Creative tools > Negative Selection

When to use it | How to use it | Example | How it works | See also


When to use it

Use it when you need to select an idea from a large list.

Use it as a first stage to create a short-list of ideas to consider more carefully.



  X        Long



    X      Psychological



  X        Group


How to use it

Many selection methods assume a relatively small number of choices from which to select. For example, if you have a hundred ideas, a voting session can lead to lots of items with one vote. Think about when you last looked for a house or car. You probably went around all of the agents and came home with a huge pile of literature. In order to thin down the pile of paper, you then probably did a quick sort to weed out the many no-hopers and leave yourself with a workable pile.

Review the problem definition

Review the problem definition to remind yourself of what you are trying to achieve. You might also want to consider other criteria, such as potential cost, timescales or other difficulties. These are usually more important later in the overall process, such as when you are working on acceptance of ideas.

Sort into No and Maybe

Quickly look at each idea and place it into one of two piles: 'No' and 'Maybe'. This can be a tricky task as you do not want to throw the baby out with the bathwater, yet you still need to get the list down to a manageable size. If in doubt, put the idea on the 'Maybe' pile. Also ensure that you are not throwing out creative ideas such that you end up with a pile of very logical but uninspiring ideas. Your final shortlist should end up with a good number of intriguing ideas.
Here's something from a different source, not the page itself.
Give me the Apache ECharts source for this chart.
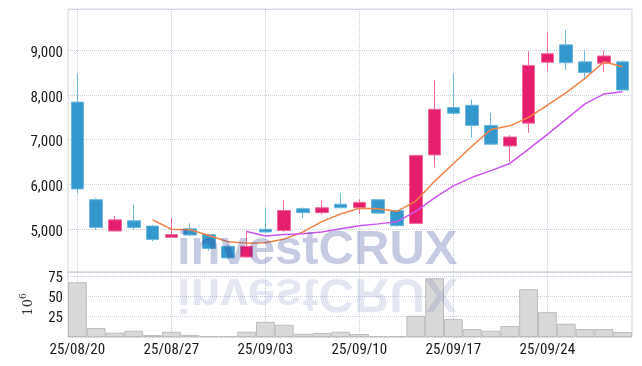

Be careful when doing this that you do not throw out all of the intriguing ideas and end up with a 'safe' but relatively uncreative solution.

Repeat as necessary

If the Maybe pile is still rather large, repeat the process until you have a workable shortlist.


I am buying an interesting house. I want to select a shortlist from a big list of details. I quickly sort the details into two piles: definite 'no's and 'maybes'. I then repeat the process a couple more times, a bit more slowly each time.

How it works

Negative selection is a common approach to thinning down a large list. It is easier to find something wrong with an idea than consider everything that is right.